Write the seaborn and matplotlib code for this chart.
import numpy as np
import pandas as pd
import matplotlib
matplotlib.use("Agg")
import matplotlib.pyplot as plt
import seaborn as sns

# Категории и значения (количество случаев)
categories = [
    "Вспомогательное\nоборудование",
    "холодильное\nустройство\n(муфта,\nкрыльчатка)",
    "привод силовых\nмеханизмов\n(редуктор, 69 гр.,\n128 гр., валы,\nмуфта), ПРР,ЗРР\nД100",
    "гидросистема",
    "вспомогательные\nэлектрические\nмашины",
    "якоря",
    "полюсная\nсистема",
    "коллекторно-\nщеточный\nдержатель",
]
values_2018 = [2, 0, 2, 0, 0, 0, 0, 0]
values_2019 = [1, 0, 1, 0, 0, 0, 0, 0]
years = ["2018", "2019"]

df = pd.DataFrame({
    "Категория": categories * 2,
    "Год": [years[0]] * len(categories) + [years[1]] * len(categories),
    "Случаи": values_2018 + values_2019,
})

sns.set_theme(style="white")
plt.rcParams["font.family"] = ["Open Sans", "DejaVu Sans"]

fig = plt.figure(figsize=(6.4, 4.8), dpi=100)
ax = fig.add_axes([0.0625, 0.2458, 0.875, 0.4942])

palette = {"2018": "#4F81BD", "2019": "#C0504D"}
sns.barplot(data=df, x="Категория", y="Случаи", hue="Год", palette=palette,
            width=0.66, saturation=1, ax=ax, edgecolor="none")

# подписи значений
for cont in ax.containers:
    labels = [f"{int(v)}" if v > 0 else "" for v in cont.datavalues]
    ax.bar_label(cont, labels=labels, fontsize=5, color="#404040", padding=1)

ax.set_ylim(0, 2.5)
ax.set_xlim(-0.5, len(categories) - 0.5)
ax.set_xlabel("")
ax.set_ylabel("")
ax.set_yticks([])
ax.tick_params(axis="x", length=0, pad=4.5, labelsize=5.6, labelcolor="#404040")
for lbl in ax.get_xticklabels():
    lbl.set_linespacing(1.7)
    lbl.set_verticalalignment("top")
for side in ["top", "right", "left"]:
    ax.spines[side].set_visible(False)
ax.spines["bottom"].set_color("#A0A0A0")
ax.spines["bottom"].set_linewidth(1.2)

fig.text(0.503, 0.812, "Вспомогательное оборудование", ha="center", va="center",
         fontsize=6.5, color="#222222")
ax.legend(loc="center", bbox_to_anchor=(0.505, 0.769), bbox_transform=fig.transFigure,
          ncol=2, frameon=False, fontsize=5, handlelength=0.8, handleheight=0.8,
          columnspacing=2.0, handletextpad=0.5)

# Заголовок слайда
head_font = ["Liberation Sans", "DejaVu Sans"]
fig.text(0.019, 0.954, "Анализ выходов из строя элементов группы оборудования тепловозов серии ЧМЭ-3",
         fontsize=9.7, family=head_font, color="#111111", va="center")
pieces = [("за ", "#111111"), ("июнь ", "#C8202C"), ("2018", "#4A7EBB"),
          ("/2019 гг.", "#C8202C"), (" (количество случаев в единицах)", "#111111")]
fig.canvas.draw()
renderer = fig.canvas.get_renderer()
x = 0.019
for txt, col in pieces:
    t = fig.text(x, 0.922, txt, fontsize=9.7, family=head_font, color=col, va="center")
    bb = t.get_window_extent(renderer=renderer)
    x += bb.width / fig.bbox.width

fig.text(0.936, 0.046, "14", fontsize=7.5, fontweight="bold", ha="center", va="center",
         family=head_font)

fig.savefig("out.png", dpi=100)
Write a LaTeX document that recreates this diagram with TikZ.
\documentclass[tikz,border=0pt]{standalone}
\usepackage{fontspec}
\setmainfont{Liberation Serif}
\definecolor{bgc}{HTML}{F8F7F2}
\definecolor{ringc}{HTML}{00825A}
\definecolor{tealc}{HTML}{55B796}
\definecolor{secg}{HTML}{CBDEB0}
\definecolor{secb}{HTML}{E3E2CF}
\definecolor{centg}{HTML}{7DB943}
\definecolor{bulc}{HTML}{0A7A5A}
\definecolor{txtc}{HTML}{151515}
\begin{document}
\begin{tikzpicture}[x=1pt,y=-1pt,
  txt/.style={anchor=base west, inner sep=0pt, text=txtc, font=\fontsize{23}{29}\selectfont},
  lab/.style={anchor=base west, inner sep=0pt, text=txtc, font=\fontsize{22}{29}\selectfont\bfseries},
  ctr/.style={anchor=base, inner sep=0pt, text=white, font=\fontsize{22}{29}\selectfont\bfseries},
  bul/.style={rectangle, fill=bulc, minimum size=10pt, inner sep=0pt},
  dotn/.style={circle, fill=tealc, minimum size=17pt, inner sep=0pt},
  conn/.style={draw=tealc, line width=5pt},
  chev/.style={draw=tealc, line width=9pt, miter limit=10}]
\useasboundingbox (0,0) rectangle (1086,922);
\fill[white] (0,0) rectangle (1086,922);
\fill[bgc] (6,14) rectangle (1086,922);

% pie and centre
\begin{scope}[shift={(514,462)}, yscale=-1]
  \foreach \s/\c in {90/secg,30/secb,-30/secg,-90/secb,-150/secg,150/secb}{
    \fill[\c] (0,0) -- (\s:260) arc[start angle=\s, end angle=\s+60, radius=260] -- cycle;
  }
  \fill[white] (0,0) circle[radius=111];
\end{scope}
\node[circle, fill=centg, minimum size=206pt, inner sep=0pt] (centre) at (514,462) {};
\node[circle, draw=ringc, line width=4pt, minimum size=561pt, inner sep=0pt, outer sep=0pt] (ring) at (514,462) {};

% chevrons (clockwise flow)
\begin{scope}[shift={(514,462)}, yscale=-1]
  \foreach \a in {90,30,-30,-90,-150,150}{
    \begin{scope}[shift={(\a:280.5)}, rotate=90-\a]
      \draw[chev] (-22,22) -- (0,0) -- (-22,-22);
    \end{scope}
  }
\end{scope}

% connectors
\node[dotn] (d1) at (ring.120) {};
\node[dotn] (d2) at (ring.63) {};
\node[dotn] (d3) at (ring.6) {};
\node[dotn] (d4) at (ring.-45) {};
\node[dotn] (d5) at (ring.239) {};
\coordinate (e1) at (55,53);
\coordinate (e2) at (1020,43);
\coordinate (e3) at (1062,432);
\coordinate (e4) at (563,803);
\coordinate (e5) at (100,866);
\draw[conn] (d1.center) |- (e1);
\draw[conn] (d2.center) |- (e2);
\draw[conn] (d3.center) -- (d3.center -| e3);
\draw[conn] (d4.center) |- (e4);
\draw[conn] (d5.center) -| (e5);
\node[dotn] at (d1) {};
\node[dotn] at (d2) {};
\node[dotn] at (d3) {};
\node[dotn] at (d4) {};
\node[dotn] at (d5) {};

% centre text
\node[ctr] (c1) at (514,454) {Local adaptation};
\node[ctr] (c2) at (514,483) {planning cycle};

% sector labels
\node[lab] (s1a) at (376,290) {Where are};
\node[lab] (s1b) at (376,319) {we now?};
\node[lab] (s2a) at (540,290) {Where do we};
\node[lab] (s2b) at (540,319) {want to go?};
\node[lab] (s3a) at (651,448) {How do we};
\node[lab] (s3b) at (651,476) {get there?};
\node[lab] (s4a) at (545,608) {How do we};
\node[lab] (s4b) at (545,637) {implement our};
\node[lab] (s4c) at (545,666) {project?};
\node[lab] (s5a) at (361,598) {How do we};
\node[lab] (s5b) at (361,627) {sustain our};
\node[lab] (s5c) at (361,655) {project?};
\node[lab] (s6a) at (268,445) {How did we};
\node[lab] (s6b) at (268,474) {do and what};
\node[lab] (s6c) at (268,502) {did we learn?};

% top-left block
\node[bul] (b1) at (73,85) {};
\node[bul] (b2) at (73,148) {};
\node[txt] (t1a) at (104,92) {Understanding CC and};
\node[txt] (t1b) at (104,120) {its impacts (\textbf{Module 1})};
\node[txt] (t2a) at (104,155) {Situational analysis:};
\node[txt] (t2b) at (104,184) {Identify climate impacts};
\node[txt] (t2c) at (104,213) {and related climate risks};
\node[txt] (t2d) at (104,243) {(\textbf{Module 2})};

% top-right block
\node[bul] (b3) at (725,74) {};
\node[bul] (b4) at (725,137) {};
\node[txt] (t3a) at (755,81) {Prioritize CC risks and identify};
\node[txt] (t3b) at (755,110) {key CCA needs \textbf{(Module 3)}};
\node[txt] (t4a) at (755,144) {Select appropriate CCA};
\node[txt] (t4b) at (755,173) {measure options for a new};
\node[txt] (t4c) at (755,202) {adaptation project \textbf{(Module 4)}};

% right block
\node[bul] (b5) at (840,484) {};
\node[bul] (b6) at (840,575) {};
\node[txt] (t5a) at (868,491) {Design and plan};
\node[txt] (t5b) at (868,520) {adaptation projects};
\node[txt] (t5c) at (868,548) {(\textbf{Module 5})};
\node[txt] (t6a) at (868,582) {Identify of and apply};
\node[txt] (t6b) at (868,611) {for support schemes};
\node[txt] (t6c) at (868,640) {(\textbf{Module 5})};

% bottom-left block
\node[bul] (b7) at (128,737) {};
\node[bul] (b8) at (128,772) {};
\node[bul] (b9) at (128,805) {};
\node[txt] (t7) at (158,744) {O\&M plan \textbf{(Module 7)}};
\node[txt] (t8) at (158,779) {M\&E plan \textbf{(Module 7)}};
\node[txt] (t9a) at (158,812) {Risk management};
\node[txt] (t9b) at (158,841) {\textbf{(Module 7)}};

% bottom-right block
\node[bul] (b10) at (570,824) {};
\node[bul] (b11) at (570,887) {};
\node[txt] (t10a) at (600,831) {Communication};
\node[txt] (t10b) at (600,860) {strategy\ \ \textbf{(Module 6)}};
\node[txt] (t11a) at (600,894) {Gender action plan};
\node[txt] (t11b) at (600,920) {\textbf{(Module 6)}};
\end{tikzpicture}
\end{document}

━━━━━━━━━━━━━━━━━━━━━━━━━━━━━━

**The problem:** Please copy, word for word, every line from the first line of the records through the line containing "import seaborn as sns", with both of those lines included and nothing else.

**Answer to this task:**
Write the seaborn and matplotlib code for this chart.
import numpy as np
import pandas as pd
import matplotlib
matplotlib.use("Agg")
import matplotlib.pyplot as plt
import seaborn as sns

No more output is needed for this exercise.